-- start Information supplied --
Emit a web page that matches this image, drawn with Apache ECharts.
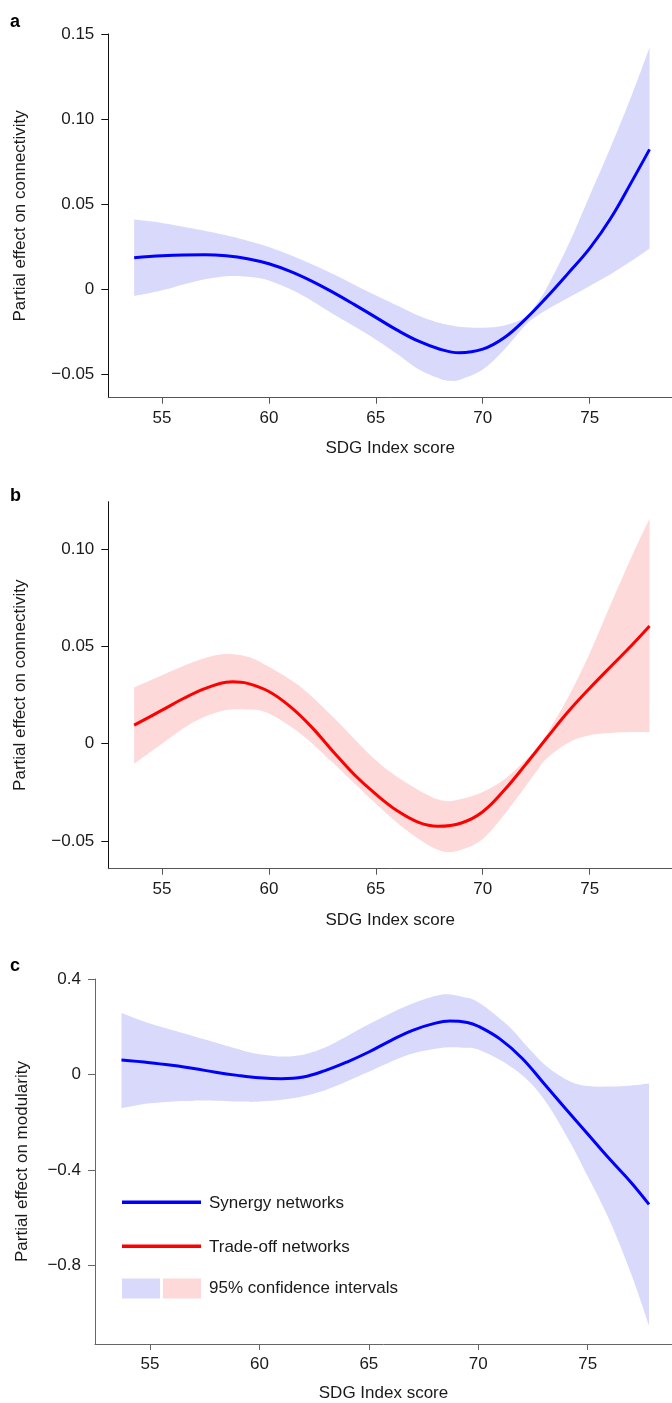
<!DOCTYPE html>
<html>
<head>
<meta charset="utf-8">
<script src="https://cdn.jsdelivr.net/npm/echarts@6/dist/echarts.min.js"></script>
<style>
  html, body { margin: 0; padding: 0; background: #fff; }
  #chart { width: 672px; height: 1403px; }
</style>
</head>
<body>
<div id="chart"></div>
<script>
// x axis (SDG Index score)
var xTicks = [55, 60, 65, 70, 75];

// panel a: synergy networks, connectivity
var aBandX = [53.7, 55, 56.5, 58, 59, 60, 61.5, 63, 64.5, 66, 67, 68, 68.5, 69, 70, 71, 72, 72.5, 73, 74, 75, 76, 77, 77.8];
var aUpper = [0.041, 0.039, 0.0355, 0.0317, 0.0285, 0.0248, 0.0175, 0.009, -0.0005, -0.0095, -0.0155, -0.0198, -0.0212, -0.0222, -0.0226, -0.0213, -0.0165, -0.009, 0.001, 0.026, 0.055, 0.084, 0.115, 0.142];
var aLower = [-0.004, -0.0006, 0.0045, 0.0076, 0.0074, 0.0052, -0.003, -0.0145, -0.0255, -0.038, -0.047, -0.0525, -0.0538, -0.0528, -0.0472, -0.0355, -0.021, -0.016, -0.012, -0.005, 0.002, 0.009, 0.017, 0.024];
var aLineX = [53.7, 55, 56, 57, 58, 59, 60, 61, 62, 63, 64, 65, 66, 67, 68, 68.9, 70, 71, 72, 73, 74, 75, 76, 77, 77.8];
var aLine = [0.0186, 0.0197, 0.0202, 0.0203, 0.0197, 0.018, 0.015, 0.0105, 0.0048, -0.0018, -0.009, -0.0165, -0.024, -0.0305, -0.0352, -0.0373, -0.0352, -0.0285, -0.0175, -0.0045, 0.0095, 0.024, 0.042, 0.064, 0.0822];
var aYTicks = [-0.05, 0, 0.05, 0.10, 0.15];
var aYLabels = ['\u22120.05', '0', '0.05', '0.10', '0.15'];

// panel b: trade-off networks, connectivity
var bBandX = [53.7, 55, 56.5, 57.8, 59, 60, 61.5, 63, 65, 66.5, 68, 69, 70, 71, 72, 72.5, 73, 74, 75, 76, 77, 77.8];
var bUpper = [0.0289, 0.0352, 0.0421, 0.0459, 0.0447, 0.0395, 0.029, 0.0137, -0.0086, -0.0206, -0.029, -0.0284, -0.0249, -0.0185, -0.0085, -0.003, 0.005, 0.024, 0.0464, 0.072, 0.097, 0.1156];
var bLower = [-0.0103, 0.0, 0.0112, 0.0168, 0.0175, 0.0155, 0.005, -0.010, -0.0309, -0.045, -0.055, -0.0545, -0.049, -0.0365, -0.022, -0.0145, -0.0075, 0.0005, 0.0043, 0.0055, 0.006, 0.006];
var bLineX = [53.7, 55, 56, 57, 58, 58.3, 59, 60, 61, 62, 63, 64, 65, 66, 67, 67.9, 69, 70, 71, 72, 73, 74, 75, 76, 77, 77.8];
var bLine = [0.0095, 0.0172, 0.0232, 0.0283, 0.0316, 0.0318, 0.031, 0.0268, 0.019, 0.0085, -0.004, -0.016, -0.026, -0.0345, -0.0405, -0.0425, -0.0408, -0.035, -0.024, -0.0108, 0.003, 0.0165, 0.0285, 0.0398, 0.051, 0.0605];
var bYTicks = [-0.05, 0, 0.05, 0.10];
var bYLabels = ['\u22120.05', '0', '0.05', '0.10'];

// panel c: synergy networks, modularity
var cBandX = [53.7, 55, 57, 59, 60, 61.5, 63, 65, 66.8, 68.3, 69.3, 70, 71.3, 72.3, 73.2, 74.2, 75, 76, 77, 77.8];
var cUpper = [0.257, 0.213, 0.16, 0.107, 0.085, 0.076, 0.113, 0.21, 0.29, 0.334, 0.325, 0.303, 0.21, 0.11, 0.028, -0.03, -0.049, -0.051, -0.046, -0.038];
var cLower = [-0.142, -0.121, -0.11, -0.114, -0.114, -0.1, -0.066, 0.011, 0.082, 0.111, 0.112, 0.104, 0.044, -0.028, -0.13, -0.285, -0.427, -0.612, -0.84, -1.053];
var cLineX = [53.7, 55, 56, 57, 58, 59, 60, 61, 62, 63, 64, 65, 66, 67, 68, 68.7, 69.5, 70, 71, 72, 73, 74, 75, 76, 77, 77.8];
var cLine = [0.06, 0.049, 0.038, 0.025, 0.009, -0.004, -0.014, -0.018, -0.011, 0.016, 0.052, 0.094, 0.142, 0.185, 0.214, 0.224, 0.218, 0.202, 0.148, 0.068, -0.038, -0.145, -0.25, -0.355, -0.455, -0.545];
var cYTicks = [-0.8, -0.4, 0, 0.4];
var cYLabels = ['\u22120.8', '\u22120.4', '0', '0.4'];

var BLUE = '#0000ff', RED = '#ff0000';
var BLUE_CI = '#d9d9fb', RED_CI = '#fdd9d9';
var FONT = '"Liberation Sans", Arial, Helvetica, sans-serif';

function pairs(xs, ys) {
	return xs.map(function(x, i) { return [x, ys[i]]; });
}
function lookup(ticks, labels) {
	return function(v) {
		for (var i = 0; i < ticks.length; i++) {
			if (Math.abs(ticks[i] - v) < 1e-6) return labels[i];
		}
		return '';
	};
}
// catmull-rom through pixel points -> svg curve commands (no leading M)
function spline(pts) {
	var s = '';
	for (var i = 0; i < pts.length - 1; i++) {
		var p0 = pts[Math.max(i - 1, 0)], p1 = pts[i], p2 = pts[i + 1], p3 = pts[Math.min(i + 2, pts.length - 1)];
		var c1x = p1[0] + (p2[0] - p0[0]) / 6, c1y = p1[1] + (p2[1] - p0[1]) / 6;
		var c2x = p2[0] - (p3[0] - p1[0]) / 6, c2y = p2[1] - (p3[1] - p1[1]) / 6;
		s += ' C' + c1x + ' ' + c1y + ' ' + c2x + ' ' + c2y + ' ' + p2[0] + ' ' + p2[1];
	}
	return s;
}

function xAxisFor(gi, lineColor, gap) {
	return {
		type: 'value', gridIndex: gi, min: 52.49, max: 78.85,
		name: 'SDG Index score', nameLocation: 'middle', nameGap: gap,
		nameTextStyle: { fontFamily: FONT, fontSize: 17, color: '#1a1a1a' },
		axisLine: { show: true, onZero: false, lineStyle: { color: lineColor, width: 1 } },
		axisTick: { show: true, length: 6, customValues: xTicks, lineStyle: { color: lineColor } },
		axisLabel: { customValues: xTicks, margin: 12, fontFamily: FONT, fontSize: 17, color: '#1a1a1a' },
		splitLine: { show: false }
	};
}
function yAxisFor(gi, min, max, ticks, labels, name, gap, lineColor) {
	return {
		type: 'value', gridIndex: gi, min: min, max: max,
		name: name, nameLocation: 'middle', nameGap: gap,
		nameTextStyle: { fontFamily: FONT, fontSize: 17, color: '#1a1a1a' },
		axisLine: { show: true, onZero: false, lineStyle: { color: lineColor, width: 1 } },
		axisTick: { show: true, length: 7, customValues: ticks, lineStyle: { color: lineColor } },
		axisLabel: { customValues: ticks, formatter: lookup(ticks, labels), margin: 14, fontFamily: FONT, fontSize: 17, color: '#1a1a1a' },
		splitLine: { show: false }
	};
}
// confidence band: one filled path between the upper and lower edges
function bandSeries(gi, xs, up, lo, color) {
	var rows = xs.map(function(x, i) { return [x, lo[i], up[i]]; });
	return {
		name: '95% confidence intervals',
		type: 'custom', xAxisIndex: gi, yAxisIndex: gi, silent: true, z: 1,
		data: rows, encode: { x: 0, y: [1, 2] },
		renderItem: function(params, api) {
			if (params.dataIndex !== 0) return null;
			var top = rows.map(function(r) { return api.coord([r[0], r[2]]); });
			var bot = rows.map(function(r) { return api.coord([r[0], r[1]]); }).reverse();
			var d = 'M' + top[0][0] + ' ' + top[0][1] + spline(top) +
				' L' + bot[0][0] + ' ' + bot[0][1] + spline(bot) + ' Z';
			return { type: 'path', shape: { pathData: d }, style: { fill: color, stroke: null } };
		}
	};
}
function lineSeries(gi, name, xs, ys, color) {
	return {
		name: name, type: 'line', xAxisIndex: gi, yAxisIndex: gi,
		data: pairs(xs, ys), smooth: 0.4, symbol: 'none', z: 5,
		lineStyle: { color: color, width: 3 }
	};
}

var chart = echarts.init(document.getElementById('chart'), null, { renderer: 'canvas' });

var option = {
	backgroundColor: '#fff',
	animation: false,
	grid: [
		{ left: 108.3, top: 34, right: 0, height: 363.7 },
		{ left: 108.3, top: 501.7, right: 0, height: 367 },
		{ left: 95, top: 979, right: 0, height: 365 }
	],
	xAxis: [
		xAxisFor(0, '#555', 42),
		xAxisFor(1, '#555', 43),
		xAxisFor(2, '#666', 41)
	],
	yAxis: [
		yAxisFor(0, -0.0637, 0.15, aYTicks, aYLabels, 'Partial effect on connectivity', 79, '#111'),
		yAxisFor(1, -0.0643, 0.1244, bYTicks, bYLabels, 'Partial effect on connectivity', 79, '#111'),
		yAxisFor(2, -1.13, 0.4, cYTicks, cYLabels, 'Partial effect on modularity', 64, '#666')
	],
	series: [
		bandSeries(0, aBandX, aUpper, aLower, BLUE_CI),
		lineSeries(0, 'Synergy networks', aLineX, aLine, BLUE),
		bandSeries(1, bBandX, bUpper, bLower, RED_CI),
		lineSeries(1, 'Trade-off networks', bLineX, bLine, RED),
		bandSeries(2, cBandX, cUpper, cLower, BLUE_CI),
		lineSeries(2, 'Synergy networks', cLineX, cLine, BLUE)
	],
	graphic: [
		// panel letters
		{ type: 'text', left: 10, top: 13, style: { text: 'a', font: 'bold 18px ' + FONT, fill: '#000' } },
		{ type: 'text', left: 10, top: 487, style: { text: 'b', font: 'bold 18px ' + FONT, fill: '#000' } },
		{ type: 'text', left: 10, top: 957, style: { text: 'c', font: 'bold 18px ' + FONT, fill: '#000' } },
		// legend inside panel c
		{ type: 'rect', shape: { x: 122, y: 1200.5, width: 79, height: 3.5 }, style: { fill: BLUE } },
		{ type: 'text', x: 209, y: 1203, style: { text: 'Synergy networks', font: '17px ' + FONT, fill: '#1a1a1a', verticalAlign: 'middle' } },
		{ type: 'rect', shape: { x: 122, y: 1244.5, width: 79, height: 3.5 }, style: { fill: RED } },
		{ type: 'text', x: 209, y: 1247, style: { text: 'Trade-off networks', font: '17px ' + FONT, fill: '#1a1a1a', verticalAlign: 'middle' } },
		{ type: 'rect', shape: { x: 122, y: 1278.5, width: 38, height: 20 }, style: { fill: BLUE_CI } },
		{ type: 'rect', shape: { x: 163, y: 1278.5, width: 38, height: 20 }, style: { fill: RED_CI } },
		{ type: 'text', x: 209, y: 1288.5, style: { text: '95% confidence intervals', font: '17px ' + FONT, fill: '#1a1a1a', verticalAlign: 'middle' } }
	]
};
chart.setOption(option);

window.onresize = function() {
	chart.resize();
};
</script>
</body>
</html>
-- end Information supplied --
-- The request --
Repeat the listing above exactly from its first line to the line containing "var xTicks = [55, 60, 65, 70, 75];", both included, and omit the pictures.

-- The result --
Emit a web page that matches this image, drawn with Apache ECharts.
<!DOCTYPE html>
<html>
<head>
<meta charset="utf-8">
<script src="https://cdn.jsdelivr.net/npm/echarts@6/dist/echarts.min.js"></script>
<style>
  html, body { margin: 0; padding: 0; background: #fff; }
  #chart { width: 672px; height: 1403px; }
</style>
</head>
<body>
<div id="chart"></div>
<script>
// x axis (SDG Index score)
var xTicks = [55, 60, 65, 70, 75];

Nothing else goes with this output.